Column

Column Henk Spaan: Auto in de takels

Er is een gedicht van Martinus Nijhoff, mijn favoriete Nederlandse dichter, dat begint met de mededeling dat de ‘ik’ naar Bemmel loopt om de brug te zien. Het staat in de bundel Nieuwe Gedichten uit 1934. Bemmel is Zaltbommel, waar in november 1933 de nieuwe verkeersbrug over de Waal werd geopend. De spoorbrug lag er allang. Als de dichter zijn thee heeft gedronken terwijl hij naar de brug kijkt, ziet hij een schip aankomen waarvandaan gezang klinkt. 

Het volgende schetst de kracht van literatuur. 
Ik kijk uit op het Buiten-IJ, waar een aanlegsteiger is voor grote rijnaken die soms aanmeren om de auto waarmee ze boodschappen doen op de steiger te takelen.
Ik zie dan kleine figuren, de bemanning, die rond de omlaag zwevende auto staan om hem in de juiste positie te duwen zodat hij niet zijwaarts of andersom op de steiger landt. Als deze film zich gaat ontrollen, kijk ik altijd.
Je weet nooit of de auto uit de takels valt. Zeker is aan alle veiligheidsvoorschriften voldaan, de auto is gezekerd op alle mogelijke plekken, maar toch. Een tien meter boven de wal zwevende auto heeft altijd een val in petto, of het nu gebeurt of niet.
Op de voorplecht van het schip hangt wasgoed aan de lijn. Het waait. De veelkleurige was wappert in de wind. Dat is altijd het moment dat ik denk aan Nijhoffs gedicht ‘De moeder de vrouw’.

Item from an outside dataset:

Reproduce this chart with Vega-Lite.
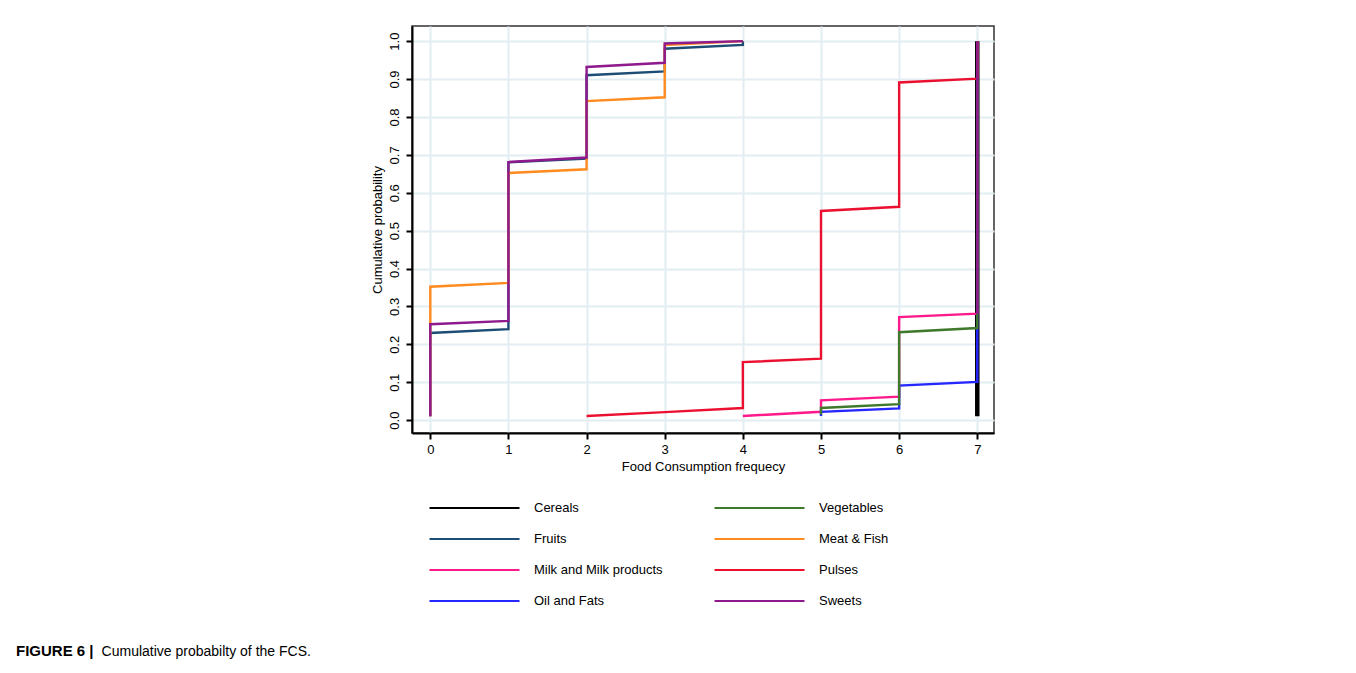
{
  "$schema": "https://vega.github.io/schema/vega-lite/v6.json",
  "autosize": "none",
  "width": 582,
  "height": 407,
  "padding": {"left": 412, "top": 26, "right": 362, "bottom": 240},
  "background": "white",
  "title": {
    "text": "FIGURE 6 |",
    "subtitle": "\u200b\u00a0\u00a0\u00a0\u00a0\u00a0\u00a0\u00a0\u00a0\u00a0\u00a0\u00a0\u00a0\u00a0\u00a0\u00a0\u00a0\u00a0\u00a0\u00a0\u00a0\u00a0\u00a0Cumulative probabilty of the FCS.",
    "orient": "bottom",
    "anchor": "start",
    "frame": "group",
    "dx": -396,
    "offset": 35,
    "font": "Liberation Sans",
    "fontSize": 15,
    "fontWeight": "bold",
    "color": "#000000",
    "subtitleFont": "Liberation Sans",
    "subtitleFontSize": 14,
    "subtitleFontWeight": "normal",
    "subtitleColor": "#000000",
    "subtitlePadding": -14
  },
  "config": {
    "view": {"stroke": "#333333", "strokeWidth": 1.5},
    "axis": {
      "labelFont": "Liberation Sans",
      "labelFontSize": 13,
      "labelColor": "#000000",
      "titleFont": "Liberation Sans",
      "titleFontSize": 13,
      "titleFontWeight": "normal",
      "titleColor": "#000000",
      "domainColor": "#000000",
      "domainWidth": 2,
      "tickColor": "#000000",
      "tickWidth": 2,
      "tickSize": 6,
      "gridColor": "#e2eef2",
      "gridWidth": 2,
      "gridOpacity": 1
    },
    "legend": {
      "labelFont": "Liberation Sans",
      "labelFontSize": 13,
      "labelColor": "#000000"
    }
  },
  "data": {
    "values": [
      {"s": "Cereals", "g": 1, "o": 1, "x": 7, "y": 0.01},
      {"s": "Cereals", "g": 1, "o": 2, "x": 7, "y": 1.0},

      {"s": "Fruits", "g": 1, "o": 1, "x": 0, "y": 0.01},
      {"s": "Fruits", "g": 1, "o": 2, "x": 0, "y": 0.23},
      {"s": "Fruits", "g": 1, "o": 3, "x": 1, "y": 0.24},
      {"s": "Fruits", "g": 1, "o": 4, "x": 1, "y": 0.68},
      {"s": "Fruits", "g": 1, "o": 5, "x": 2, "y": 0.69},
      {"s": "Fruits", "g": 1, "o": 6, "x": 2, "y": 0.91},
      {"s": "Fruits", "g": 1, "o": 7, "x": 3, "y": 0.92},
      {"s": "Fruits", "g": 1, "o": 8, "x": 3, "y": 0.98},
      {"s": "Fruits", "g": 1, "o": 9, "x": 4, "y": 0.99},
      {"s": "Fruits", "g": 1, "o": 10, "x": 4, "y": 1.0},

      {"s": "Milk and Milk products", "g": 1, "o": 1, "x": 4, "y": 0.011},
      {"s": "Milk and Milk products", "g": 1, "o": 2, "x": 5, "y": 0.022},
      {"s": "Milk and Milk products", "g": 1, "o": 3, "x": 5, "y": 0.052},
      {"s": "Milk and Milk products", "g": 1, "o": 4, "x": 6, "y": 0.062},
      {"s": "Milk and Milk products", "g": 1, "o": 5, "x": 6, "y": 0.272},
      {"s": "Milk and Milk products", "g": 1, "o": 6, "x": 7, "y": 0.281},
      {"s": "Milk and Milk products", "g": 1, "o": 7, "x": 7, "y": 1.0},

      {"s": "Oil and Fats", "g": 1, "o": 1, "x": 5, "y": 0.011},
      {"s": "Oil and Fats", "g": 1, "o": 2, "x": 5, "y": 0.022},
      {"s": "Oil and Fats", "g": 1, "o": 3, "x": 6, "y": 0.031},
      {"s": "Oil and Fats", "g": 1, "o": 4, "x": 6, "y": 0.091},
      {"s": "Oil and Fats", "g": 1, "o": 5, "x": 7, "y": 0.101},
      {"s": "Oil and Fats", "g": 1, "o": 6, "x": 7, "y": 1.0},

      {"s": "Vegetables", "g": 1, "o": 1, "x": 5, "y": 0.015},
      {"s": "Vegetables", "g": 1, "o": 2, "x": 5, "y": 0.032},
      {"s": "Vegetables", "g": 1, "o": 3, "x": 6, "y": 0.042},
      {"s": "Vegetables", "g": 1, "o": 4, "x": 6, "y": 0.232},
      {"s": "Vegetables", "g": 1, "o": 5, "x": 7, "y": 0.243},
      {"s": "Vegetables", "g": 1, "o": 6, "x": 7, "y": 1.0},

      {"s": "Meat & Fish", "g": 1, "o": 1, "x": 0, "y": 0.01},
      {"s": "Meat & Fish", "g": 1, "o": 2, "x": 0, "y": 0.352},
      {"s": "Meat & Fish", "g": 1, "o": 3, "x": 1, "y": 0.362},
      {"s": "Meat & Fish", "g": 1, "o": 4, "x": 1, "y": 0.652},
      {"s": "Meat & Fish", "g": 1, "o": 5, "x": 2, "y": 0.662},
      {"s": "Meat & Fish", "g": 1, "o": 6, "x": 2, "y": 0.842},
      {"s": "Meat & Fish", "g": 1, "o": 7, "x": 3, "y": 0.852},
      {"s": "Meat & Fish", "g": 1, "o": 8, "x": 3, "y": 0.99},
      {"s": "Meat & Fish", "g": 1, "o": 9, "x": 4, "y": 1.0},

      {"s": "Pulses", "g": 1, "o": 1, "x": 2, "y": 0.011},
      {"s": "Pulses", "g": 1, "o": 2, "x": 3, "y": 0.021},
      {"s": "Pulses", "g": 1, "o": 3, "x": 4, "y": 0.032},
      {"s": "Pulses", "g": 1, "o": 4, "x": 4, "y": 0.153},
      {"s": "Pulses", "g": 1, "o": 5, "x": 5, "y": 0.162},
      {"s": "Pulses", "g": 1, "o": 6, "x": 5, "y": 0.552},
      {"s": "Pulses", "g": 1, "o": 7, "x": 6, "y": 0.563},
      {"s": "Pulses", "g": 1, "o": 8, "x": 6, "y": 0.891},
      {"s": "Pulses", "g": 1, "o": 9, "x": 7, "y": 0.901},
      {"s": "Pulses", "g": 1, "o": 10, "x": 7, "y": 1.0},

      {"s": "Sweets", "g": 1, "o": 1, "x": 0, "y": 0.01},
      {"s": "Sweets", "g": 1, "o": 2, "x": 0, "y": 0.253},
      {"s": "Sweets", "g": 1, "o": 3, "x": 1, "y": 0.262},
      {"s": "Sweets", "g": 1, "o": 4, "x": 1, "y": 0.681},
      {"s": "Sweets", "g": 1, "o": 5, "x": 2, "y": 0.693},
      {"s": "Sweets", "g": 1, "o": 6, "x": 2, "y": 0.932},
      {"s": "Sweets", "g": 1, "o": 7, "x": 3, "y": 0.943},
      {"s": "Sweets", "g": 1, "o": 8, "x": 3, "y": 0.994},
      {"s": "Sweets", "g": 1, "o": 9, "x": 4, "y": 1.0},
      {"s": "Sweets", "g": 2, "o": 1, "x": 7, "y": 0.28},
      {"s": "Sweets", "g": 2, "o": 2, "x": 7, "y": 1.0}
    ]
  },
  "mark": {"type": "line", "strokeCap": "butt", "strokeJoin": "miter"},
  "encoding": {
    "x": {
      "field": "x",
      "type": "quantitative",
      "scale": {"domain": [-0.234, 7.214], "nice": false, "zero": false},
      "axis": {"values": [0, 1, 2, 3, 4, 5, 6, 7], "title": "Food Consumption frequecy", "labelPadding": 4, "titlePadding": 4, "labelFlush": false}
    },
    "y": {
      "field": "y",
      "type": "quantitative",
      "scale": {"domain": [-0.034, 1.04], "nice": false, "zero": false},
      "axis": {"values": [0, 0.1, 0.2, 0.3, 0.4, 0.5, 0.6, 0.7, 0.8, 0.9, 1.0], "format": ".1f", "title": "Cumulative probability", "labelAngle": -90, "labelAlign": "center", "labelBaseline": "bottom", "labelPadding": 5, "titlePadding": 4, "labelFlush": false}
    },
    "color": {
      "field": "s",
      "type": "nominal",
      "scale": {
        "domain": ["Cereals", "Fruits", "Milk and Milk products", "Oil and Fats", "Vegetables", "Meat & Fish", "Pulses", "Sweets"],
        "range": ["#000000", "#1d4c74", "#ff1a8c", "#2626ff", "#3f7a2c", "#ff8a1e", "#ec1030", "#8e1a8e"]
      },
      "legend": {
        "title": null,
        "orient": "none",
        "legendX": 16,
        "legendY": 474,
        "columns": 2,
        "direction": "vertical",
        "symbolType": "stroke",
        "symbolSize": 8100,
        "symbolStrokeWidth": 2.2,
        "clipHeight": 16,
        "labelOffset": 13,
        "columnPadding": 50,
        "rowPadding": 15
      }
    },
    "strokeWidth": {
      "condition": {"test": "datum.s === 'Cereals'", "value": 4.5},
      "value": 2.4
    },
    "detail": {"field": "g", "type": "nominal"},
    "order": {"field": "o", "type": "quantitative"}
  }
}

Het is de waslijn die het hem doet, de waslijn die de aandacht weghaalt bij de auto in zijn takels. In het gedicht hoort de toeschouwer iemand zingen.

Het was een vrouw. Het schip dat zij bevoer
kwam langzaam stroomaf door de brug gevaren.
Zij was alleen aan dek, zij stond bij ’t roer,

en wat zij zong hoorde ik dat psalmen waren.
O, dacht ik, o, dat daar mijn moeder voer.
Prijs God, zong zij, Zijn hand zal u bewaren.


Het zijn deze laatste twee strofen die over de zingende vrouw gaan. De kracht van literatuur is er een van oproeping, van in gang gezette verbeelding bij de lezer. In het hele gedicht komt geen waslijn voor, maar ik associeer de wapperende was van de rijnaak op het Buiten-IJ met een gedicht van Martinus Nijhoff.